*STATED TASK*
List all lines of the data containing the word "this".

*DATA SHOWN*
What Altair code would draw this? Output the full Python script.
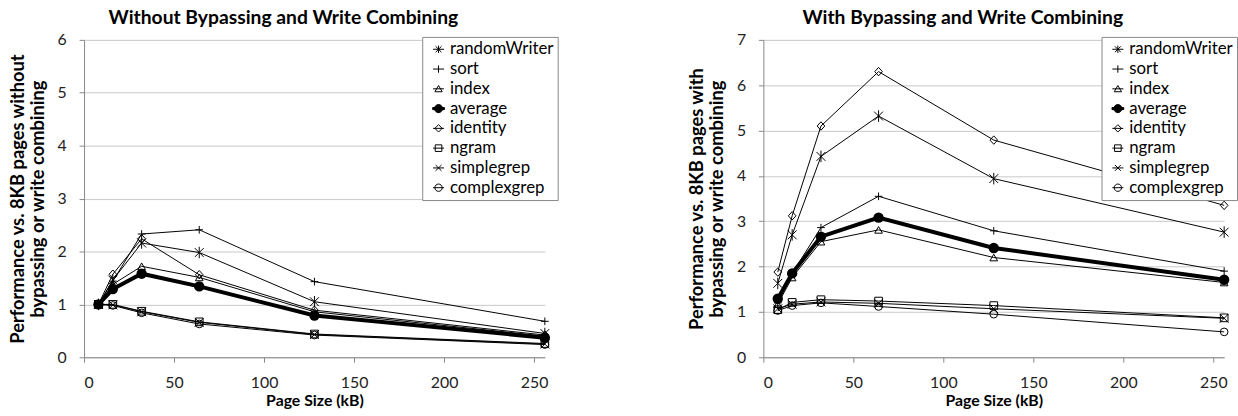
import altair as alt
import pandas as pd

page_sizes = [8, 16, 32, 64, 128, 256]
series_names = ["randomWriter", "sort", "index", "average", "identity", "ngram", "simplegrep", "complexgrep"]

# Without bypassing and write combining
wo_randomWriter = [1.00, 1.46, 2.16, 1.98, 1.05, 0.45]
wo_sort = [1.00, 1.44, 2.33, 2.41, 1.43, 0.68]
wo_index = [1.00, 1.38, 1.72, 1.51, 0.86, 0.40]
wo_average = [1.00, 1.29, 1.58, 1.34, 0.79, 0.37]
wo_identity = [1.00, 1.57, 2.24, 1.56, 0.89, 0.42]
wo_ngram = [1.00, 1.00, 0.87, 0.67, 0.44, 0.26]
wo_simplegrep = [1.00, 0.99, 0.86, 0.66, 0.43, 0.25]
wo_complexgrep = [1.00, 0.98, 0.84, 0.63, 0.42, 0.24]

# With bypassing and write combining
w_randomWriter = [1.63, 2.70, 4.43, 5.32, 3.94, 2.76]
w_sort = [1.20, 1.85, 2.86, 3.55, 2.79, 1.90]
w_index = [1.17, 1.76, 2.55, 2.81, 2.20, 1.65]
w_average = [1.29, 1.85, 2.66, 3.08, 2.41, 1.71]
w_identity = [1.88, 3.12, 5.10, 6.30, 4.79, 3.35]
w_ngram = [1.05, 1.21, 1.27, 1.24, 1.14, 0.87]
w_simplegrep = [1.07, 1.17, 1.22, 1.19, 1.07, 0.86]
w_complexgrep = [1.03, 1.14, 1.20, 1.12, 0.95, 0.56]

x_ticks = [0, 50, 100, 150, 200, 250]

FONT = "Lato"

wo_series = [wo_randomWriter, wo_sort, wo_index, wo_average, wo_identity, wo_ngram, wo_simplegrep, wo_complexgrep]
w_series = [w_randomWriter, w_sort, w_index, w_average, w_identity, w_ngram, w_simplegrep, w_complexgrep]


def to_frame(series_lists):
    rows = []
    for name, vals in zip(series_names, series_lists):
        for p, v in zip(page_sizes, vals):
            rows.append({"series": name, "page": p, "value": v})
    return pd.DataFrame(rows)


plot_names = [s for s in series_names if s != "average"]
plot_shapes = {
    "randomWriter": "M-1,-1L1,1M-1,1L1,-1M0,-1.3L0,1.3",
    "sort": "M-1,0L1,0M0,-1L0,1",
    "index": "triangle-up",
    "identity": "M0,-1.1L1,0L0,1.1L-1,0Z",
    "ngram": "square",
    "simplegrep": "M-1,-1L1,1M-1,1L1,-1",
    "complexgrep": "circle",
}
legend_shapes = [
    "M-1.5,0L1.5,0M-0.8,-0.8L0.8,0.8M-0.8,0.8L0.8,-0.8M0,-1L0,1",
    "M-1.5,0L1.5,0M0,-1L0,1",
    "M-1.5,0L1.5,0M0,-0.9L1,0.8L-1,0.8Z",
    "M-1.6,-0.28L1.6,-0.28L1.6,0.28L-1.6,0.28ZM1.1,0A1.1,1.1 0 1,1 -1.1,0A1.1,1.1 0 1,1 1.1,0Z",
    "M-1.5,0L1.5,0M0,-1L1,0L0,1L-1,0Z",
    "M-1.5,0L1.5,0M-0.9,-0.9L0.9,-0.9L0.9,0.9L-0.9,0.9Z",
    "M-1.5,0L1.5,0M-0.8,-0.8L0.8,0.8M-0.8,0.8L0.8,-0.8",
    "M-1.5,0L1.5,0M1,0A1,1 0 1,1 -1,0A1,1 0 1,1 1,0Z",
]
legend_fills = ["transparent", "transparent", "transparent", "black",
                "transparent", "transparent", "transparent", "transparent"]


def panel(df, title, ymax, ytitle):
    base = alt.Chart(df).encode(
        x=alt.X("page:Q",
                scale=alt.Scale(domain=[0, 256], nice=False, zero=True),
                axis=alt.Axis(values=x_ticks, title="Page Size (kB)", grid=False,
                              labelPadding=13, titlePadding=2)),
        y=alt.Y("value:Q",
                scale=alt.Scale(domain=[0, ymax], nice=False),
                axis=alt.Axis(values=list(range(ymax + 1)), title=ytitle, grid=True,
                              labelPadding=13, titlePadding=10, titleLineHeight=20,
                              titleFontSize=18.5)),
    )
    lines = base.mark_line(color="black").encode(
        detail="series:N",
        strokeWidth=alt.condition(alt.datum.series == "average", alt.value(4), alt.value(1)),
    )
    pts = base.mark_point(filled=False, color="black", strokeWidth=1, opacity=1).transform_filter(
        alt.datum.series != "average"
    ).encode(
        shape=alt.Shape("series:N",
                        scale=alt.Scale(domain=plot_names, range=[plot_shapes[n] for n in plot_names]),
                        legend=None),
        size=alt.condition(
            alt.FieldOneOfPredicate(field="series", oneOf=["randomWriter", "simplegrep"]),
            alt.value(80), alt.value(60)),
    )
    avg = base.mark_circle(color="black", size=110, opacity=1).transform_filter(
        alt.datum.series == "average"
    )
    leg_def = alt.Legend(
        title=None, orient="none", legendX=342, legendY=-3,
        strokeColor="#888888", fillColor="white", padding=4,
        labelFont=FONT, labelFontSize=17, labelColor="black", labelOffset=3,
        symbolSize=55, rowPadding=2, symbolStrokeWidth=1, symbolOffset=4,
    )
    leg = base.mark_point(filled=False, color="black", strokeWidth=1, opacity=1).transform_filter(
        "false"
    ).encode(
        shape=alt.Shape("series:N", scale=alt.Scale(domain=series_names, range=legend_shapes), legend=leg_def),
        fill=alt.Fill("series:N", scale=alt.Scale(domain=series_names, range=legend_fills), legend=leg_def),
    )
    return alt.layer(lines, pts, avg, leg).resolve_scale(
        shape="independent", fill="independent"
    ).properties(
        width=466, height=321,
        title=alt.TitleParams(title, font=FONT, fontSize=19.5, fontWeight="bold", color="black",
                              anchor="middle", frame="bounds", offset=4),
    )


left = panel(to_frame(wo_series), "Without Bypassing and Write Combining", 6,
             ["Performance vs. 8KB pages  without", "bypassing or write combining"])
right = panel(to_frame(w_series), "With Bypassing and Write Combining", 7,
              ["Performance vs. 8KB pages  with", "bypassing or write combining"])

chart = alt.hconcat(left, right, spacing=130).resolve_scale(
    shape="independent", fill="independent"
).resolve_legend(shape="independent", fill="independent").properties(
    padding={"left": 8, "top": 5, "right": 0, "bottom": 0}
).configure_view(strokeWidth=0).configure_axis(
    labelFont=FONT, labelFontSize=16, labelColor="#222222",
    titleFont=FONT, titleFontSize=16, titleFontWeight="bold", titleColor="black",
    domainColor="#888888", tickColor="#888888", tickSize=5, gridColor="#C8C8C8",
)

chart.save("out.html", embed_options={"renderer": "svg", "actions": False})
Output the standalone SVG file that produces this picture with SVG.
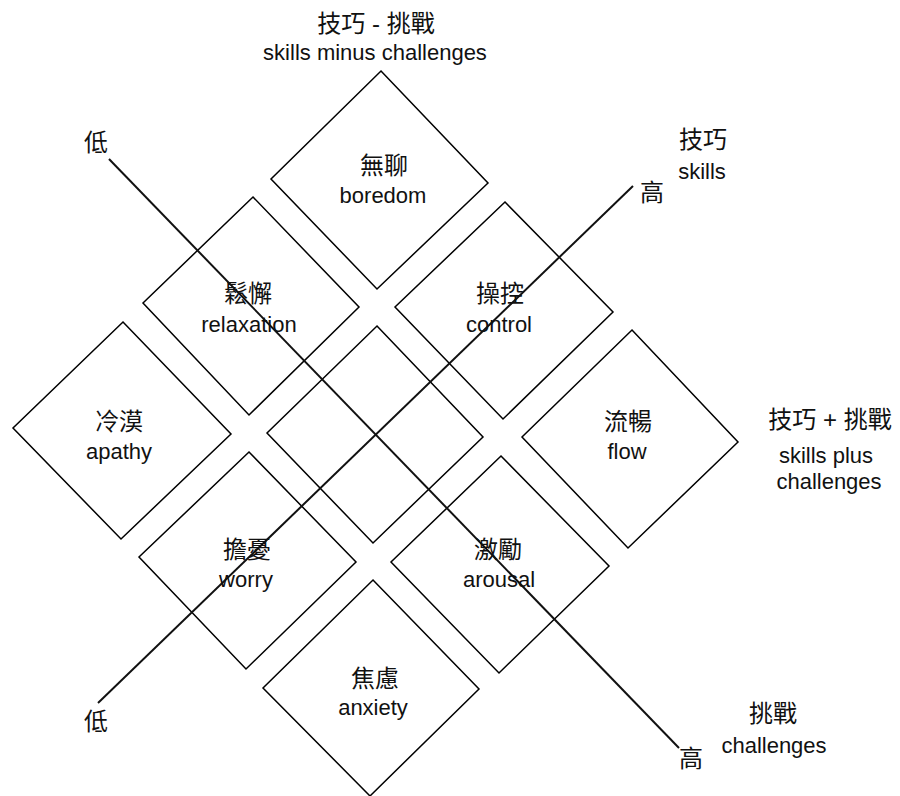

*WRITTEN RESPONSE*
What Altair code would draw this? Output the full Python script.
Output the standalone SVG file that produces this picture with SVG.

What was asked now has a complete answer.